16. For how long can data be kept, and is it necessary to update it?
You must store data for the shortest time possible.
  1. That period should take into account the reasons why your company/organisation needs to process the data, as well as any legal obligations to keep the data for a fixed period of time (for example national labour, tax or anti-fraud laws requiring you to keep personal data about your employees for a defined period, product warranty duration, etc.).

  2. Your company/organisation should establish time limits to erase or review the data stored.

  3. By way of an exception, personal data may be kept for a longer period for archiving purposes in the public interest or for reasons of scientific or historical research, provided that appropriate technical and organisational measures are put in place (such as anonymisation, encryption, etc.).

  4. Your company/organisation must also ensure that the data held is accurate and kept up-to-date.

Example: Data kept for too long without an update
  • Your company/organisation runs a recruitment office and for that purpose it collects CVs of persons seeking employment and who, in exchange for your intermediary services, pay you a fee.

  • You plan to keep the data for 20 years and you take no measures for updating the CVs.

  • The storage period does not seem proportionate to the purpose of finding employment for a person in the short to medium term.

  • Moreover, the fact you don’t request updates to CVs at regular intervals renders some of the searches useless for the person seeking employment after a certain amount of time (for instance because that person has gained new qualifications).

17. What information must be given to individuals whose data is collected?
At the time of collecting their data, people must be informed clearly about at least:
  1. Who your company/organisation is (your contact details, and those of your DPO if any).

  2. Why your company/organisation will be using their personal data (purposes).

  3. The categories of personal data concerned.

  4. The legal justification for processing their data.

  5. For how long the data will be kept.

  6. Who else might receive it.

  7. Whether their personal data will be transferred to a recipient outside the EU.

  8. That they have a right to a copy of the data (right to access personal data) and other basic rights in the field of data protection (see complete list of rights).

  9. Their right to lodge a complaint with a Data Protection Authority (DPA).

  10. Their right to withdraw consent at any time.

  11. Where applicable, the existence of automated decision-making and the logic involved, including the consequences thereof.

See the complete list of information - This is an external link. to be provided.

The information may be provided in writing, orally at the request of the individual when identity of that person is proven by other means, or by electronic means where appropriate. Your company/organisation must do that in a concise, transparent, intelligible and easily accessible way, in clear and plain language and free of charge.

When data is obtained from another company/organisation, your company/organisation should provide the information listed above to the person concerned at the latest within 1 month after your company obtained the personal data;

  1. Or, in case your company/organisation communicates with the individual, when the data is used to communicate with them.
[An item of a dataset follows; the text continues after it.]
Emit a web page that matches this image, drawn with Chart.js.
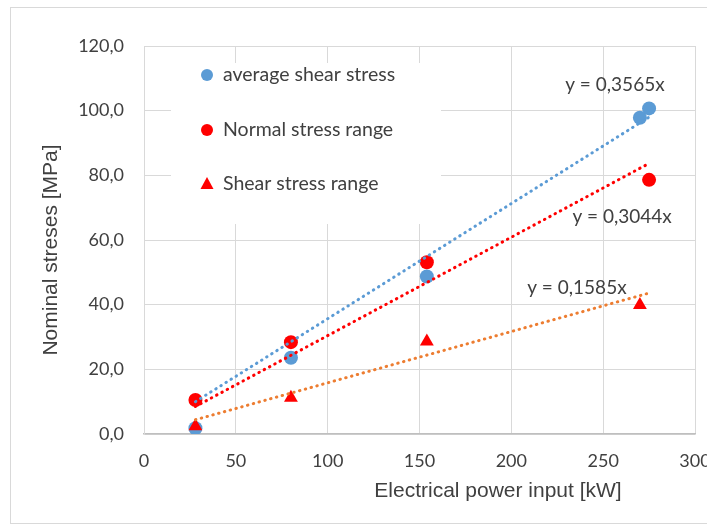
<!DOCTYPE html>
<html>
<head>
<meta charset="utf-8">
<script src="https://cdn.jsdelivr.net/npm/chart.js@4.4.1/dist/chart.umd.min.js"></script>
<style>
  html, body { margin: 0; padding: 0; background: #fff; }
  #wrap { width: 707px; height: 525px; }
</style>
</head>
<body>
<div id="wrap"><canvas id="stressChart" width="707" height="525"></canvas></div>
<script>
// measured points
const powerAvg = [28, 80, 154, 270, 275]
const avgShear = [1.8, 23.6, 48.7, 97.8, 100.7]
const powerNormal = [28, 80, 154, 275]
const normalRange = [10.5, 28.4, 53.1, 78.6]
const powerShear = [28, 80, 154, 270]
const shearRange = [2.4, 11.2, 28.6, 39.9]

// linear trendlines (through origin), ends
const trendX = [28, 275]
const trendAvg = [10.0, 98.0]
const trendNormal = [8.5, 83.7]
const trendShear = [4.4, 43.6]
const equations = ["y = 0,3565x", "y = 0,3044x", "y = 0,1585x"]
const equationX = [256.4, 260.3, 235.7]
const equationY = [108.0, 67.0, 45.1]

const seriesNames = ["average shear stress", "Normal stress range", "Shear stress range"]

const COLORS = {
  blue: "#5B9BD5",
  red: "#FF0000",
  orange: "#ED7D31",
  text: "#404040",
  grid: "#D9D9D9",
  axis: "#BFBFBF",
}

function pts(xs, ys) {
  return xs.map((x, i) => ({ x: x, y: ys[i] }))
}

function trend(ys, color) {
  return {
    type: "line",
    data: pts(trendX, ys),
    borderColor: color,
    borderWidth: 3,
    borderDash: [0.5, 5.5],
    borderCapStyle: "round",
    pointRadius: 0,
    fill: false,
    order: 0,
    isTrend: true,
  }
}

//frame, legend, axis titles and equation labels
const decorPlugin = {
  id: "decor",
  beforeDraw(chart) {
    const ctx = chart.ctx
    ctx.save()
    ctx.fillStyle = "#fff"
    ctx.fillRect(0, 0, chart.width, chart.height)
    ctx.strokeStyle = COLORS.grid
    ctx.lineWidth = 1
    ctx.strokeRect(10.5, 7.5, chart.width, chart.height - 9)
    ctx.restore()
  },
  afterDraw(chart) {
    const ctx = chart.ctx
    const xs = chart.scales.x
    const ys = chart.scales.y
    ctx.save()

    // legend box inside the plot
    ctx.fillStyle = "#fff"
    ctx.fillRect(171, 63, 270, 161)
    const rows = [75, 130, 184]
    const marks = chart.data.datasets.filter(d => !d.isTrend)
    marks.sort((a, b) => a.legendIndex - b.legendIndex)
    ctx.font = "19.5px Lato"
    ctx.textBaseline = "middle"
    ctx.textAlign = "left"
    marks.forEach((d, i) => {
      ctx.fillStyle = d.backgroundColor
      ctx.beginPath()
      if (d.pointStyle === "triangle") {
        ctx.moveTo(207, rows[i] - 7)
        ctx.lineTo(213.5, rows[i] + 5)
        ctx.lineTo(200.5, rows[i] + 5)
        ctx.closePath()
      } else {
        ctx.arc(207, rows[i], 6, 0, Math.PI * 2)
      }
      ctx.fill()
      ctx.fillStyle = COLORS.text
      ctx.fillText(d.label, 223, rows[i])
    })

    // trendline equations
    ctx.font = "19px Lato"
    ctx.textAlign = "center"
    equations.forEach((t, i) => {
      ctx.fillText(t, xs.getPixelForValue(equationX[i]), ys.getPixelForValue(equationY[i]))
    })

    // axis titles
    ctx.font = "21px 'Liberation Sans'"
    ctx.fillText("Electrical power input [kW]", 498, 491)
    ctx.translate(51, 250)
    ctx.rotate(-Math.PI / 2)
    ctx.fillText("Nominal streses [MPa]", 0, 0)
    ctx.restore()
  },
}

const data = {
  datasets: [
    trend(trendAvg, COLORS.blue),
    trend(trendNormal, COLORS.red),
    trend(trendShear, COLORS.orange),
    {
      label: seriesNames[2],
      data: pts(powerShear, shearRange),
      backgroundColor: COLORS.red,
      borderWidth: 0,
      pointStyle: "triangle",
      pointRadius: 8,
      order: 1,
      legendIndex: 2,
    },
    {
      label: seriesNames[1],
      data: pts(powerNormal, normalRange),
      backgroundColor: COLORS.red,
      borderWidth: 0,
      pointRadius: 7,
      order: 2,
      legendIndex: 1,
    },
    {
      label: seriesNames[0],
      data: pts(powerAvg, avgShear),
      backgroundColor: COLORS.blue,
      borderWidth: 0,
      pointRadius: 7,
      order: 3,
      legendIndex: 0,
    },
  ],
}

const config = {
  type: "scatter",
  data: data,
  options: {
    responsive: false,
    animation: false,
    layout: { padding: { top: 46, right: 12, left: 0, bottom: 0 } },
    plugins: {
      legend: { display: false },
      tooltip: { enabled: false },
    },
    scales: {
      x: {
        type: "linear",
        min: 0,
        max: 300,
        ticks: {
          stepSize: 50,
          padding: 16,
          color: COLORS.text,
          font: { family: "Lato", size: 18 },
        },
        grid: { color: COLORS.grid, drawTicks: false },
        border: { color: COLORS.axis, width: 1.5 },
        afterFit(scale) {
          scale.height = 91
          scale.paddingRight = 0
        },
      },
      y: {
        min: 0,
        max: 120,
        ticks: {
          stepSize: 20,
          padding: 20,
          color: COLORS.text,
          font: { family: "Lato", size: 18 },
          callback: v => v.toFixed(1).replace(".", ","),
        },
        grid: { color: COLORS.grid, drawTicks: false },
        border: { color: COLORS.grid },
        afterFit(scale) {
          scale.width = 144
        },
      },
    },
  },
  plugins: [decorPlugin],
}

new Chart(document.getElementById("stressChart"), config)
</script>
</body>
</html>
  2. Or, if a disclosure to another company is envisaged, when the personal data was first disclosed.

Your company/organisation is also required to inform the individual of the categories of data and the source from which it was obtained including if it was obtained from publicly accessible sources.

  • Under specific circumstances listed in Articles 13(4) and 14(5) of the GDPR your company/organisation may be exempted from the obligation to inform the individual.

  • Please check whether that exemption applies to your company/organisation.